Thanks to Naomi Cunningham of Outer Temple Chambers for preparing this case summary
Are payments under an interim relief order taxable in full as earnings under s62 ITEPA , or as payments in connection with termination under s401?

The latter, held the First Tier Tribunal (Tax) in Turullols v HMRC. Ms Turullols complained of automatically unfair dismissal for whistle-blowing, and got interim relief pending the hearing of her claim. At the hearing, the employment tribunal found that she was unfairly dismissed, though not because of the whistle-blowing. She settled her claim for compensation, and applied to HMRC for repayment of the tax that had been paid on the salary payments made under the interim relief order. She said they were payments in connection with the termination of her employment and therefore should have been tax-free up to 30,000.

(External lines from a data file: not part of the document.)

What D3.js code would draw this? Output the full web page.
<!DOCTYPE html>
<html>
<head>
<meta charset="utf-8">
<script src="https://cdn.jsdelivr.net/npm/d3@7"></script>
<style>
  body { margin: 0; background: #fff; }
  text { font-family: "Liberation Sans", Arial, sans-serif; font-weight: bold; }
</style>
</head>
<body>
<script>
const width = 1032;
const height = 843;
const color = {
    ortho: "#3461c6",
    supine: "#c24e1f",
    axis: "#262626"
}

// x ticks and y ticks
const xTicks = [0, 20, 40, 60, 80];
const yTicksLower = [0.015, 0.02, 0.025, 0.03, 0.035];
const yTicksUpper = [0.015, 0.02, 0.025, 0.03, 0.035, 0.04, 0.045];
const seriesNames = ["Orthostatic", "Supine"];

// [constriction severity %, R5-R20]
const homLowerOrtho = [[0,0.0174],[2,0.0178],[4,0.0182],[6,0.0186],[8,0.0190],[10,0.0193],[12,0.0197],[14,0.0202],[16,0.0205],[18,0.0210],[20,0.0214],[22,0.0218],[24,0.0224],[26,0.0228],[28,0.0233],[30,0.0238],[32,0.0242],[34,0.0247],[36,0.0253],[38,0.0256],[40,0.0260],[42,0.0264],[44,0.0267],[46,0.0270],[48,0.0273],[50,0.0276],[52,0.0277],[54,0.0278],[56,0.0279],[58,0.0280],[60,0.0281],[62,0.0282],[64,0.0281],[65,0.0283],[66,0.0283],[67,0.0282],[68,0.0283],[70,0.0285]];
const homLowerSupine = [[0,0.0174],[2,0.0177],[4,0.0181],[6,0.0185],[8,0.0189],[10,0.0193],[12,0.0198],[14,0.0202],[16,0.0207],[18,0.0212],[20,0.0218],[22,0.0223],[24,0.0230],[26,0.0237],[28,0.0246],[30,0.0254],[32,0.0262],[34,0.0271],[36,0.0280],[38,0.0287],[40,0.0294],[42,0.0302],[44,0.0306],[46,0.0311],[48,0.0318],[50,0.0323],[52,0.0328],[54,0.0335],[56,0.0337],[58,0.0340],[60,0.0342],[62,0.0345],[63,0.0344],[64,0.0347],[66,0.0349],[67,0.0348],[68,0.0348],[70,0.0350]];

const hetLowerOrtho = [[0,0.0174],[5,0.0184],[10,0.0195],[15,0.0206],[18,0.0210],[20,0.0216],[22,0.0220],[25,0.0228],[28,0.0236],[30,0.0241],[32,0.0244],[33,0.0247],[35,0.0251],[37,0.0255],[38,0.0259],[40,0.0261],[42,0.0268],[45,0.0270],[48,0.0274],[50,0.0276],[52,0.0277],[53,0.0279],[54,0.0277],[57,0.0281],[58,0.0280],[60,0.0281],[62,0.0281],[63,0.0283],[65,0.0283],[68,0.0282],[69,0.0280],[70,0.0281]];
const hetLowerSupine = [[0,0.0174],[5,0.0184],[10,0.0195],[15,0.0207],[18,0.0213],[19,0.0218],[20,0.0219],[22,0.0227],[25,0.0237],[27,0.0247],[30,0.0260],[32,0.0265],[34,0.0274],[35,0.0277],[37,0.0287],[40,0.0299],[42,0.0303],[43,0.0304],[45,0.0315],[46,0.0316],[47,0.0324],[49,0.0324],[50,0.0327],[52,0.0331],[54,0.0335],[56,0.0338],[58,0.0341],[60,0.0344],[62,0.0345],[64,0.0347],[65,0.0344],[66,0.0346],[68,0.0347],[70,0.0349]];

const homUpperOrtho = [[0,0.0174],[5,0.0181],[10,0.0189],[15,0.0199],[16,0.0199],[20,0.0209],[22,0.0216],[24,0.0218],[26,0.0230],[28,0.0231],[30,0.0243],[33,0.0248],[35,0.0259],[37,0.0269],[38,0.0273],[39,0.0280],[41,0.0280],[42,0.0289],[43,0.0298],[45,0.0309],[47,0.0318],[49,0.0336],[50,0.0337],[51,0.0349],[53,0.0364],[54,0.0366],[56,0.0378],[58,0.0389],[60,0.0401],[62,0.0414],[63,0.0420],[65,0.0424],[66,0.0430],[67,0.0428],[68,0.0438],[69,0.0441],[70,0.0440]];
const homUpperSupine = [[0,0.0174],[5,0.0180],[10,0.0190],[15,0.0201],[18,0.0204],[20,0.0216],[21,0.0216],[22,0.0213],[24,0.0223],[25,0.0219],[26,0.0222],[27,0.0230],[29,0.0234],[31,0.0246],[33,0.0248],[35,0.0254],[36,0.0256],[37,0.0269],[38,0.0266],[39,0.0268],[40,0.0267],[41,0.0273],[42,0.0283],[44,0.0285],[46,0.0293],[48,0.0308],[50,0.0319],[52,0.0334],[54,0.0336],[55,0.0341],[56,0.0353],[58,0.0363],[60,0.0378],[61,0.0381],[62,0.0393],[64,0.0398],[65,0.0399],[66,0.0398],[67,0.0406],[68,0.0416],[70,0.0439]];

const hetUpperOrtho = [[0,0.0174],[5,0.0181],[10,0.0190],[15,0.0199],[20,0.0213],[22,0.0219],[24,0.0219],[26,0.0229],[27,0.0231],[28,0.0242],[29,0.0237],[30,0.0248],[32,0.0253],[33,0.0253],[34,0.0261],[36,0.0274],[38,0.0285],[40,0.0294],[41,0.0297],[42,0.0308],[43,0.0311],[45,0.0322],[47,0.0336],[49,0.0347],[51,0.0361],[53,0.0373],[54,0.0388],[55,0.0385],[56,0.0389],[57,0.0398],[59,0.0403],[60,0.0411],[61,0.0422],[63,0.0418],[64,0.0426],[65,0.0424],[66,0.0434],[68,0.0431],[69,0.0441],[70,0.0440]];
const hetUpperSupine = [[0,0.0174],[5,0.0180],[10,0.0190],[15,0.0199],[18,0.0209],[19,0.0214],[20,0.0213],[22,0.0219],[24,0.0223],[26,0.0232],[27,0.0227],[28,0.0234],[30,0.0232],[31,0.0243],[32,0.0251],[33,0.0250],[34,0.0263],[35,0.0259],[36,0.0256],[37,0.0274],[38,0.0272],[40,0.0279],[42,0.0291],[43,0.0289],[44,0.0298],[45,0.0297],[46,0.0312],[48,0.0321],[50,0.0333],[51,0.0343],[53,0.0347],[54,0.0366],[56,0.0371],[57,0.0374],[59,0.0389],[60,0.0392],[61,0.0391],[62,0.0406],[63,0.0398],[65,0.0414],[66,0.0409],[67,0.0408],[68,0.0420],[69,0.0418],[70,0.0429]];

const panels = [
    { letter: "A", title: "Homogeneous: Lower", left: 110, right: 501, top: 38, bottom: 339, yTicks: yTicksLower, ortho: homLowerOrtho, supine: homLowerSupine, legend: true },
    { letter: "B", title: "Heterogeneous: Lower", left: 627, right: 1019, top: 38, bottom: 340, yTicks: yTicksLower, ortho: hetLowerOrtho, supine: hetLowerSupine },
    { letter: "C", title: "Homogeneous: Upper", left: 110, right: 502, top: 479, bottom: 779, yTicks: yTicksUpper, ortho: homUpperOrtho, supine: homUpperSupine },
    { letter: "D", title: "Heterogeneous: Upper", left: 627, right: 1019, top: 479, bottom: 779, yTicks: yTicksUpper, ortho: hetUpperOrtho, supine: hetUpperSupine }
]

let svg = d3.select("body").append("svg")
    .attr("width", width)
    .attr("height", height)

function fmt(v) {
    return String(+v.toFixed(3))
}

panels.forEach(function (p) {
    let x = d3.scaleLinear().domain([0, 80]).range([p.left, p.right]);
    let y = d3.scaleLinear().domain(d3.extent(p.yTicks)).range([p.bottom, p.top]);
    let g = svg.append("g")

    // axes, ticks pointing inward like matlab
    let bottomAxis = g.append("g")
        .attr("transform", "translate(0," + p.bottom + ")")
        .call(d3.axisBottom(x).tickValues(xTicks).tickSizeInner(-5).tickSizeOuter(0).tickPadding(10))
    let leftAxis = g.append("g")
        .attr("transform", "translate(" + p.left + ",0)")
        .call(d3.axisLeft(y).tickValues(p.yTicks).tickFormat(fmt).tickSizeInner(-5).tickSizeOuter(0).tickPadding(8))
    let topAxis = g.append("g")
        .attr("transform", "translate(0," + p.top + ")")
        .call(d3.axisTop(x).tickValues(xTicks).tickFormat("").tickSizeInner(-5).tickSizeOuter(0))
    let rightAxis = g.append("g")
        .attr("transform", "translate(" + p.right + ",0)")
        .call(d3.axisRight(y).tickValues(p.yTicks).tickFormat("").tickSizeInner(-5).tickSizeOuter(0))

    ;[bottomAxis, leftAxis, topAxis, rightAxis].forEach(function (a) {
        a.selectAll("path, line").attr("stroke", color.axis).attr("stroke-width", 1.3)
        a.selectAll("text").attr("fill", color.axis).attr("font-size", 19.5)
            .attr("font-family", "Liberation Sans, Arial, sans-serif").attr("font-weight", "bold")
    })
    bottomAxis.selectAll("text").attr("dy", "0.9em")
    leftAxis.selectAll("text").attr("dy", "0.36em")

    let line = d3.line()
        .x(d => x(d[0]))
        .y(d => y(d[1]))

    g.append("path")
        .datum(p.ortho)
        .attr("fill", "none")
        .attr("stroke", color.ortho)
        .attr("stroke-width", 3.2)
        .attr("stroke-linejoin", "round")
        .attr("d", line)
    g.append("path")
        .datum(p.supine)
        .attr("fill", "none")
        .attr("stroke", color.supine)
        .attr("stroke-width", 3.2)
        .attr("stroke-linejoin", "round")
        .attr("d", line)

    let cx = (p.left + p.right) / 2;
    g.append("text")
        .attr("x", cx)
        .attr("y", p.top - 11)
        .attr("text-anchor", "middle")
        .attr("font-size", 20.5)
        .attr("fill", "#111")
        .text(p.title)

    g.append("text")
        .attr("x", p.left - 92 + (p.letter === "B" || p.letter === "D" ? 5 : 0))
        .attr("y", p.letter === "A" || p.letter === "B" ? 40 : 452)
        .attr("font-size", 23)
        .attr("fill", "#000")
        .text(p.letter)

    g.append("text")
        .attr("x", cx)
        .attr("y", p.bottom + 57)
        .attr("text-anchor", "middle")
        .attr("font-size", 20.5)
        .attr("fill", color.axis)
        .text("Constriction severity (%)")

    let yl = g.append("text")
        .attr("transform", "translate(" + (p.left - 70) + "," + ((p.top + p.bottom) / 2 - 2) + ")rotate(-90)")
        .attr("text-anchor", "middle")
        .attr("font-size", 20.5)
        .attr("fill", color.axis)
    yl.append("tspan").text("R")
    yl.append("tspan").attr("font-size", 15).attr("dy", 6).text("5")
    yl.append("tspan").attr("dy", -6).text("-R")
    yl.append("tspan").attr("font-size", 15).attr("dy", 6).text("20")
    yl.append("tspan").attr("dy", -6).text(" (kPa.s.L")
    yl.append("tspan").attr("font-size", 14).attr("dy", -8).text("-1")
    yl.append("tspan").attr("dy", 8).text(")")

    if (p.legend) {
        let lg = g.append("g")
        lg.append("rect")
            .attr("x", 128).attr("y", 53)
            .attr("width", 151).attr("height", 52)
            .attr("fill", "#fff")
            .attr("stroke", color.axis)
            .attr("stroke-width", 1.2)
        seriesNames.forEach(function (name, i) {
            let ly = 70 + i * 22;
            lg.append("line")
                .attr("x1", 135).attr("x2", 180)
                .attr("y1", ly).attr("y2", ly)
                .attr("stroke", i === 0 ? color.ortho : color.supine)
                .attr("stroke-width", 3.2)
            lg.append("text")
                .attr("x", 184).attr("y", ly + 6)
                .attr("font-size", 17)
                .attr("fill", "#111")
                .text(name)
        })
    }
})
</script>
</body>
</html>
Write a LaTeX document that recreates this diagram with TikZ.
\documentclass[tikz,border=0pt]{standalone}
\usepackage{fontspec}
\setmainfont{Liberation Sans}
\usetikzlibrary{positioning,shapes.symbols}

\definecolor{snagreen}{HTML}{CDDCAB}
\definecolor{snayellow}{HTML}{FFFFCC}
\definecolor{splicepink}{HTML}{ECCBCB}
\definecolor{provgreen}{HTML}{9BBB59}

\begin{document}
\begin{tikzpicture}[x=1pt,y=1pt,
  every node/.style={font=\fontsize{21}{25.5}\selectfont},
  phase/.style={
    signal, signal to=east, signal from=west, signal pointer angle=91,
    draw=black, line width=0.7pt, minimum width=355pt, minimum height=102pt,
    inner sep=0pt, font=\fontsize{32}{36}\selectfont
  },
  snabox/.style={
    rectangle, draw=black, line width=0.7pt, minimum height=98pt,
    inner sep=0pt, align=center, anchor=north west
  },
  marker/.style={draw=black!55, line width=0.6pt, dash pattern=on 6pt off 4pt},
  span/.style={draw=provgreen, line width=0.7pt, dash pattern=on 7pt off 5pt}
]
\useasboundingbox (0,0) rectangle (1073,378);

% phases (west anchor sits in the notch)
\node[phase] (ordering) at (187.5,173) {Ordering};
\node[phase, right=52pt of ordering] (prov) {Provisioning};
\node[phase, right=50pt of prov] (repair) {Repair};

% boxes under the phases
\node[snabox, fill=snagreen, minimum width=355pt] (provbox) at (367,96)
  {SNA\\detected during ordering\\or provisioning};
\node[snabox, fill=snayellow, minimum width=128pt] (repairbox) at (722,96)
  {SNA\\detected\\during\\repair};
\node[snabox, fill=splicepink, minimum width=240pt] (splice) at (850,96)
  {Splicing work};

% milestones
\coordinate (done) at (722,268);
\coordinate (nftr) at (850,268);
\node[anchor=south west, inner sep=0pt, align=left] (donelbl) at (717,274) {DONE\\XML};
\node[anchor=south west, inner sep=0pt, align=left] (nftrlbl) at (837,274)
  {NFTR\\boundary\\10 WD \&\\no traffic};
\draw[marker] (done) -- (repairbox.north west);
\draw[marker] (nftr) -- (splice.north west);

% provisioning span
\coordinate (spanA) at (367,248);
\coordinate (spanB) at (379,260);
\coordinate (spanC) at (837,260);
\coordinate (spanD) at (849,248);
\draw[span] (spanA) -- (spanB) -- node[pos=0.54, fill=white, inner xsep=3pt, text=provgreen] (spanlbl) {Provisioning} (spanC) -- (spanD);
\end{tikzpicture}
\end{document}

HMRC disagreed. On Turullols' appeal, the employment tribunal agreed with Ms Turullols: the payments were only emoluments of her employment if they arose from her employment. They didn't: her employment had been validly and effectively terminated by her dismissal, and it stayed terminated; the effect of the order for interim relief was not to revive her employment, but to continue her entitlement to certain of the benefits she would have received had she remained employed.

Tuesday, 1 July 2014

Employment Tribunal Fee Remission


Her Majesty's Courts and Tribunals Service has just published the new Form EX160A  (the form and guidance notes for applying for fee remission), as trailed here.

The form is only two pages (but it's in very small print, and the guidance notes are another 29 pages!), and is a much simplified version of the previous fee remission application form.